Vingt minutes. Vingt minutes pendant lesquelles tu as joué dans son salon, à Suzanne, que je ne verrai plus l’année prochaine, elle qui m’a dit au revoir en m’envoyant des fleurs, encore, elle que j’apprécie et que j’aimerais tant revoir, l’année prochaine, si seulement le temps le permettait. Vingt minutes pendant lesquelles, sans bouger, sans parler, juste à regarder cette guitare, et ton visage, et entendre ta respiration, et te voir intérioriser, encore.
Ces discussions autour de toi, toi qui n’entend rien d’autre que ta musique, ces sons que tu produis, cet art éphémère et immatériel, art pur et visible, improvisation de vingt minutes à la guitare, toi qui joue depuis des années, toi qui effleure juste les cordes... Le silence se fait, et tous ont le regard tourné vers toi, maintenant, l’artiste qui maitrise si bien l’écriture, la musique, et l’art visuel de l’illustration.
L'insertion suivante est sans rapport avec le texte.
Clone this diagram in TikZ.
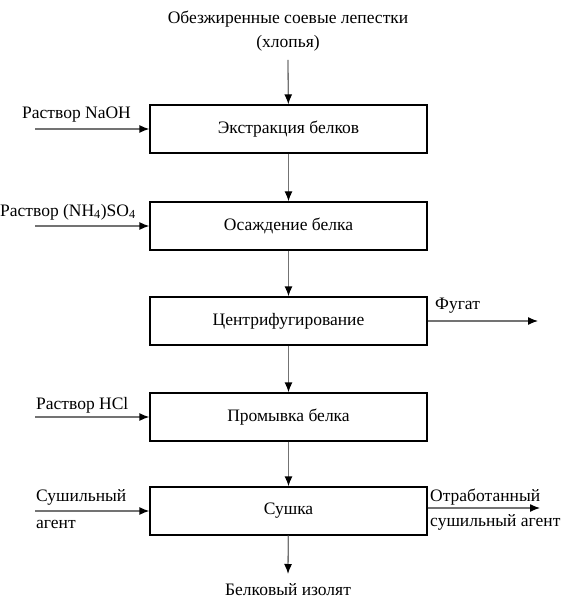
\documentclass[tikz,border=0pt]{standalone}
\usepackage{fontspec}
\setmainfont{Liberation Serif}
\usetikzlibrary{arrows.meta}
\tikzset{
  stage/.style={draw, line width=1.3pt, minimum width=277pt, minimum height=48pt, inner sep=0pt, font=\fontsize{17.5}{20}\selectfont},
  lbl/.style={font=\fontsize{17.5}{24}\selectfont, inner sep=0pt},
  flow/.style={-{Latex[length=10pt,width=8pt,black]}, line width=1.3pt, black!55},
}
\begin{document}
\begin{tikzpicture}[x=1pt, y=-1pt]
  \useasboundingbox (0,0) rectangle (574,601);
  % main line of stages
  \node[lbl, align=center] (src) at (288,31) {Обезжиренные соевые лепестки\\(хлопья)};
  \node[stage] (extr) at (288.5,129) {Экстракция белков};
  \node[stage] (prec) at (288.5,226) {Осаждение белка};
  \node[stage] (cent) at (288.5,321) {Центрифугирование};
  \node[stage] (wash) at (288.5,417) {Промывка белка};
  \node[stage] (dry)  at (288.5,511) {Сушка};
  \node[lbl] (prod) at (288,590) {Белковый изолят};
  \coordinate (srcend) at (288,60);
  \coordinate (prodend) at (288,574);
  \draw[flow] (srcend) -- (extr);
  \draw[flow] (extr) -- (prec);
  \draw[flow] (prec) -- (cent);
  \draw[flow] (cent) -- (wash);
  \draw[flow] (wash) -- (dry);
  \draw[flow] (dry) -- (prodend);
  % inputs from the left
  \node[lbl, anchor=west] (naoh) at (22,115) {Раствор NaOH};
  \node[lbl, anchor=west] (amso) at (0,212) {Раствор (NH\textsubscript{4})SO\textsubscript{4}};
  \node[lbl, anchor=west] (hcl) at (36,405) {Раствор HCl};
  \node[lbl, anchor=west] (agin1) at (36,497) {Сушильный};
  \node[lbl, anchor=west] (agin2) at (36,524) {агент};
  \foreach \name/\stg/\yy in {inA/extr/129, inB/prec/226, inC/wash/417, inD/dry/511} {
    \coordinate (\name) at (35,\yy);
    \draw[flow] (\name) -- (\stg.west |- \name);
  }
  % outputs to the right
  \node[lbl, anchor=west] (fug) at (435,306) {Фугат};
  \node[lbl, anchor=west] (agout1) at (430,497) {Отработанный};
  \node[lbl, anchor=west] (agout2) at (430,522) {сушильный агент};
  \coordinate (fugend) at (538,321);
  \coordinate (agend) at (540,508);
  \draw[flow] (cent.east |- fugend) -- (fugend);
  \draw[flow] (dry.east |- agend) -- (agend);
\end{tikzpicture}
\end{document}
Artiste dans l’âme, cœur cynique, culture impressionnante, pensées intériorisées, j’aurais sondé mille fois ton âme que je ne l’aurais jamais comprise.
Une parfaite maîtrise de ta musique, de ce que tu produis, des cordes que tu manipules rapidement sans donner l’impression de les toucher, et ce son qui s’échappe de l’instrument, toujours, emplit l’air d’une fantastique ambiance inconnue. J’aime te voir jouer, et te sentir ailleurs, seul avec ta guitare, seul avec tes cordes, seul avec ton envie, seul avec ta musique. Et je sais que tu contrôles ce qui se passe en toi, j’entends ta respiration, je te sens intérioriser mais faire danser tes doigts sur l’objet de bois.
Lyssia, dans l’ombre de l’antichambre, pour la première fois, marche vers la porte, marche vers la lumière, attirée par cette musique envoutante, attirée par ton départ pour un ailleurs où toi seul trouve ta voie, ou toi seul comprends et sais où tu nous mènes. Ce voyage immobile, cette envie de nous guider vers la musique attire chaque personne, bonne ou mauvaise, qui se confondent sans distinction de bien ou de mal, sans envie de solitude ou de compagnie. Ta musique nous offre une autre dimention, et lorsqu’enfin tu finis d’effleurer les cordes précieuses, les applaudissements mérités emplissent l’air
Quand te verrai-je jouer à nouveau ? Quand te verrai-je partir à nouveau, seul dans ton monde, uni avec ta guitare dans ta solitude inatteignable, unis si loins mais pourtant à quelques centimètres de moi ? Une performance que toi seul atteint, ou peut-être est-ce parce que c’est toi ? Ce souvenir restera gravé dans ma mémoire, cette soirée des adieux, cette journée passée avec vous deux, puis la soirée, puis les discussions, puis... Vous tous. Demain je ne serai plus là, mais je vous reverrai, j’en suis certaine.